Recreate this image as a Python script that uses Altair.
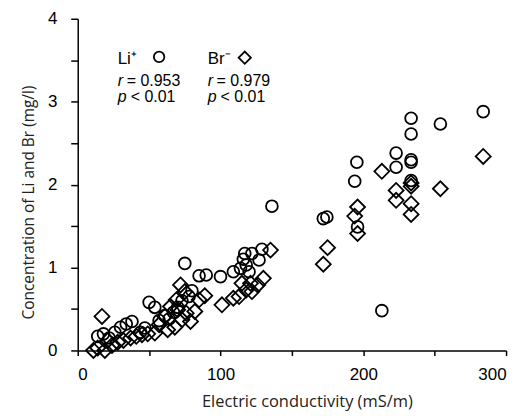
import altair as alt
import pandas as pd

# Li+ (circles)
li_x = [14, 18, 22, 26, 30, 34, 38, 44, 47, 50, 54, 57, 61, 64, 67, 70, 73, 75, 78, 80,
        85, 90, 100, 109, 114, 116, 117, 118, 120, 122, 127, 129, 136, 172, 174.5, 194,
        195.5, 196, 213, 223, 223, 233.5, 233.5, 233.5, 233.5, 233.5, 254, 284]
li_y = [0.17, 0.20, 0.15, 0.22, 0.28, 0.32, 0.35, 0.22, 0.27, 0.58, 0.52, 0.36, 0.42, 0.38,
        0.46, 0.52, 0.60, 1.05, 0.65, 0.72, 0.90, 0.91, 0.89, 0.95, 0.99, 1.10, 1.17, 1.03,
        0.95, 1.17, 1.09, 1.22, 1.74, 1.59, 1.61, 2.04, 2.27, 1.49, 0.48, 2.38, 2.21, 2.80,
        2.61, 2.30, 2.27, 2.05, 2.73, 2.88]

# Br- (diamonds)
br_x = [11, 14, 17, 19, 21, 24, 28, 32, 37, 41, 45, 49, 54, 57, 61, 63, 65, 68, 69, 70,
        72, 73, 75, 76, 79, 82, 85, 89, 101, 109, 113, 115, 118, 121, 122, 126, 130, 135,
        172, 175, 194, 196, 196, 213, 223, 223, 233.5, 233.5, 233.5, 233.5, 254, 284]
br_y = [0.00, 0.03, 0.41, 0.00, 0.12, 0.06, 0.10, 0.12, 0.15, 0.17, 0.19, 0.20, 0.21, 0.31,
        0.41, 0.25, 0.53, 0.28, 0.61, 0.49, 0.79, 0.37, 0.71, 0.45, 0.35, 0.47, 0.61, 0.66,
        0.55, 0.63, 0.65, 0.81, 0.73, 0.81, 0.71, 0.79, 0.87, 1.21, 1.04, 1.24, 1.62, 1.73,
        1.41, 2.16, 1.93, 1.81, 2.02, 1.98, 1.77, 1.64, 1.95, 2.34]

# annotation (legend) texts, positioned in data coordinates
title_x = [28, 91]
title_txt = ["Li\u207a", "Br\u207b"]
stat_x = [28, 28, 91, 91]
stat_y = [3.25, 3.06, 3.25, 3.06]
stat_sym = ["r", "p", "r", "p"]
stat_txt = ["= 0.953", "< 0.01", "= 0.979", "< 0.01"]
sym_x = [57, 117]
sym_y = [3.54, 3.53]

li = pd.DataFrame({"ec": li_x, "conc": li_y})
br = pd.DataFrame({"ec": br_x, "conc": br_y})
titles = pd.DataFrame({"ec": title_x, "conc": [3.52] * 2, "t": title_txt})
stats = pd.DataFrame({"ec": stat_x, "conc": stat_y, "s": stat_sym, "t": stat_txt})

xs = alt.Scale(domain=[0, 300], nice=False, zero=False)
ys = alt.Scale(domain=[0, 4], nice=False)

x_axis = alt.Axis(values=[0, 50, 100, 150, 200, 250, 300], format="d",
                  labelExpr="datum.value % 100 == 0 ? datum.label : ''",
                  title="Electric conductivity (mS/m)", grid=False,
                  domainColor="black", domainWidth=1.5, tickColor="black", tickWidth=1.5,
                  tickSize=5, labelPadding=11, labelFont="Liberation Sans", labelFontSize=17,
                  labelColor="black", titleFont="Open Sans", titleFontSize=16.5,
                  titleFontWeight="normal", titleColor="#222222",
                  titleX=230, titleY=51, titleBaseline="middle", titleAnchor="middle")
y_axis = alt.Axis(values=[0, 0.5, 1, 1.5, 2, 2.5, 3, 3.5, 4], format="~g",
                  labelExpr="datum.value % 1 == 0 ? datum.label : ''",
                  title="Concentration of Li and Br (mg/l)", grid=False,
                  domainColor="black", domainWidth=1.5, tickColor="black", tickWidth=1.5,
                  tickSize=7, labelPadding=14, labelFont="Liberation Sans", labelFontSize=17,
                  labelColor="black", titleFont="Open Sans", titleFontSize=15.5,
                  titleFontWeight="normal", titleColor="#222222",
                  titleX=-49, titleY=184, titleBaseline="middle", titleAngle=-90)

X = alt.X("ec:Q", scale=xs, axis=x_axis)
Y = alt.Y("conc:Q", scale=ys, axis=y_axis)

circles = alt.Chart(li).mark_point(shape="circle", filled=False, size=140,
                                   stroke="black", strokeWidth=1.8, opacity=1).encode(x=X, y=Y)
diamonds = alt.Chart(br).mark_point(shape="diamond", filled=False, size=225,
                                    stroke="black", strokeWidth=1.8, opacity=1).encode(x=X, y=Y)

t_title = alt.Chart(titles).mark_text(align="left", baseline="middle", font="Liberation Sans",
                                      fontSize=17, color="black").encode(x=X, y=Y, text="t:N")
t_sym = alt.Chart(stats).mark_text(align="left", baseline="middle", font="Liberation Sans",
                                   fontSize=16, fontStyle="italic", color="black").encode(
    x=X, y=Y, text="s:N")
t_r = alt.Chart(stats[stats.s == "r"]).mark_text(align="left", baseline="middle",
                                                 font="Liberation Sans", fontSize=16,
                                                 color="black", dx=9).encode(x=X, y=Y, text="t:N")
t_p = alt.Chart(stats[stats.s == "p"]).mark_text(align="left", baseline="middle",
                                                 font="Liberation Sans", fontSize=16,
                                                 color="black", dx=13).encode(x=X, y=Y, text="t:N")

sym_c = alt.Chart(pd.DataFrame({"ec": sym_x[:1], "conc": sym_y[:1]})).mark_point(
    shape="circle", filled=False, size=110, stroke="black", strokeWidth=1.8, opacity=1).encode(x=X, y=Y)
sym_d = alt.Chart(pd.DataFrame({"ec": sym_x[1:], "conc": sym_y[1:]})).mark_point(
    shape="diamond", filled=False, size=150, stroke="black", strokeWidth=1.8, opacity=1).encode(x=X, y=Y)

chart = alt.layer(circles, diamonds, t_title, t_sym, t_r, t_p, sym_c, sym_d).properties(
    width=430, height=333,
    padding={"left": 70, "top": 10, "right": 15, "bottom": 64},
    autosize=alt.AutoSizeParams(type="none"),
    background="white",
).configure_view(stroke=None)

chart.save("out.html", embed_options={"renderer": "svg", "actions": False})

----

→ To be done
Write out the material above again, word for word, minus its pictures.

→ Output
Recreate this image as a Python script that uses Altair.
import altair as alt
import pandas as pd

# Li+ (circles)
li_x = [14, 18, 22, 26, 30, 34, 38, 44, 47, 50, 54, 57, 61, 64, 67, 70, 73, 75, 78, 80,
        85, 90, 100, 109, 114, 116, 117, 118, 120, 122, 127, 129, 136, 172, 174.5, 194,
        195.5, 196, 213, 223, 223, 233.5, 233.5, 233.5, 233.5, 233.5, 254, 284]
li_y = [0.17, 0.20, 0.15, 0.22, 0.28, 0.32, 0.35, 0.22, 0.27, 0.58, 0.52, 0.36, 0.42, 0.38,
        0.46, 0.52, 0.60, 1.05, 0.65, 0.72, 0.90, 0.91, 0.89, 0.95, 0.99, 1.10, 1.17, 1.03,
        0.95, 1.17, 1.09, 1.22, 1.74, 1.59, 1.61, 2.04, 2.27, 1.49, 0.48, 2.38, 2.21, 2.80,
        2.61, 2.30, 2.27, 2.05, 2.73, 2.88]

# Br- (diamonds)
br_x = [11, 14, 17, 19, 21, 24, 28, 32, 37, 41, 45, 49, 54, 57, 61, 63, 65, 68, 69, 70,
        72, 73, 75, 76, 79, 82, 85, 89, 101, 109, 113, 115, 118, 121, 122, 126, 130, 135,
        172, 175, 194, 196, 196, 213, 223, 223, 233.5, 233.5, 233.5, 233.5, 254, 284]
br_y = [0.00, 0.03, 0.41, 0.00, 0.12, 0.06, 0.10, 0.12, 0.15, 0.17, 0.19, 0.20, 0.21, 0.31,
        0.41, 0.25, 0.53, 0.28, 0.61, 0.49, 0.79, 0.37, 0.71, 0.45, 0.35, 0.47, 0.61, 0.66,
        0.55, 0.63, 0.65, 0.81, 0.73, 0.81, 0.71, 0.79, 0.87, 1.21, 1.04, 1.24, 1.62, 1.73,
        1.41, 2.16, 1.93, 1.81, 2.02, 1.98, 1.77, 1.64, 1.95, 2.34]

# annotation (legend) texts, positioned in data coordinates
title_x = [28, 91]
title_txt = ["Li\u207a", "Br\u207b"]
stat_x = [28, 28, 91, 91]
stat_y = [3.25, 3.06, 3.25, 3.06]
stat_sym = ["r", "p", "r", "p"]
stat_txt = ["= 0.953", "< 0.01", "= 0.979", "< 0.01"]
sym_x = [57, 117]
sym_y = [3.54, 3.53]

li = pd.DataFrame({"ec": li_x, "conc": li_y})
br = pd.DataFrame({"ec": br_x, "conc": br_y})
titles = pd.DataFrame({"ec": title_x, "conc": [3.52] * 2, "t": title_txt})
stats = pd.DataFrame({"ec": stat_x, "conc": stat_y, "s": stat_sym, "t": stat_txt})

xs = alt.Scale(domain=[0, 300], nice=False, zero=False)
ys = alt.Scale(domain=[0, 4], nice=False)

x_axis = alt.Axis(values=[0, 50, 100, 150, 200, 250, 300], format="d",
                  labelExpr="datum.value % 100 == 0 ? datum.label : ''",
                  title="Electric conductivity (mS/m)", grid=False,
                  domainColor="black", domainWidth=1.5, tickColor="black", tickWidth=1.5,
                  tickSize=5, labelPadding=11, labelFont="Liberation Sans", labelFontSize=17,
                  labelColor="black", titleFont="Open Sans", titleFontSize=16.5,
                  titleFontWeight="normal", titleColor="#222222",
                  titleX=230, titleY=51, titleBaseline="middle", titleAnchor="middle")
y_axis = alt.Axis(values=[0, 0.5, 1, 1.5, 2, 2.5, 3, 3.5, 4], format="~g",
                  labelExpr="datum.value % 1 == 0 ? datum.label : ''",
                  title="Concentration of Li and Br (mg/l)", grid=False,
                  domainColor="black", domainWidth=1.5, tickColor="black", tickWidth=1.5,
                  tickSize=7, labelPadding=14, labelFont="Liberation Sans", labelFontSize=17,
                  labelColor="black", titleFont="Open Sans", titleFontSize=15.5,
                  titleFontWeight="normal", titleColor="#222222",
                  titleX=-49, titleY=184, titleBaseline="middle", titleAngle=-90)

X = alt.X("ec:Q", scale=xs, axis=x_axis)
Y = alt.Y("conc:Q", scale=ys, axis=y_axis)

circles = alt.Chart(li).mark_point(shape="circle", filled=False, size=140,
                                   stroke="black", strokeWidth=1.8, opacity=1).encode(x=X, y=Y)
diamonds = alt.Chart(br).mark_point(shape="diamond", filled=False, size=225,
                                    stroke="black", strokeWidth=1.8, opacity=1).encode(x=X, y=Y)

t_title = alt.Chart(titles).mark_text(align="left", baseline="middle", font="Liberation Sans",
                                      fontSize=17, color="black").encode(x=X, y=Y, text="t:N")
t_sym = alt.Chart(stats).mark_text(align="left", baseline="middle", font="Liberation Sans",
                                   fontSize=16, fontStyle="italic", color="black").encode(
    x=X, y=Y, text="s:N")
t_r = alt.Chart(stats[stats.s == "r"]).mark_text(align="left", baseline="middle",
                                                 font="Liberation Sans", fontSize=16,
                                                 color="black", dx=9).encode(x=X, y=Y, text="t:N")
t_p = alt.Chart(stats[stats.s == "p"]).mark_text(align="left", baseline="middle",
                                                 font="Liberation Sans", fontSize=16,
                                                 color="black", dx=13).encode(x=X, y=Y, text="t:N")

sym_c = alt.Chart(pd.DataFrame({"ec": sym_x[:1], "conc": sym_y[:1]})).mark_point(
    shape="circle", filled=False, size=110, stroke="black", strokeWidth=1.8, opacity=1).encode(x=X, y=Y)
sym_d = alt.Chart(pd.DataFrame({"ec": sym_x[1:], "conc": sym_y[1:]})).mark_point(
    shape="diamond", filled=False, size=150, stroke="black", strokeWidth=1.8, opacity=1).encode(x=X, y=Y)

chart = alt.layer(circles, diamonds, t_title, t_sym, t_r, t_p, sym_c, sym_d).properties(
    width=430, height=333,
    padding={"left": 70, "top": 10, "right": 15, "bottom": 64},
    autosize=alt.AutoSizeParams(type="none"),
    background="white",
).configure_view(stroke=None)

chart.save("out.html", embed_options={"renderer": "svg", "actions": False})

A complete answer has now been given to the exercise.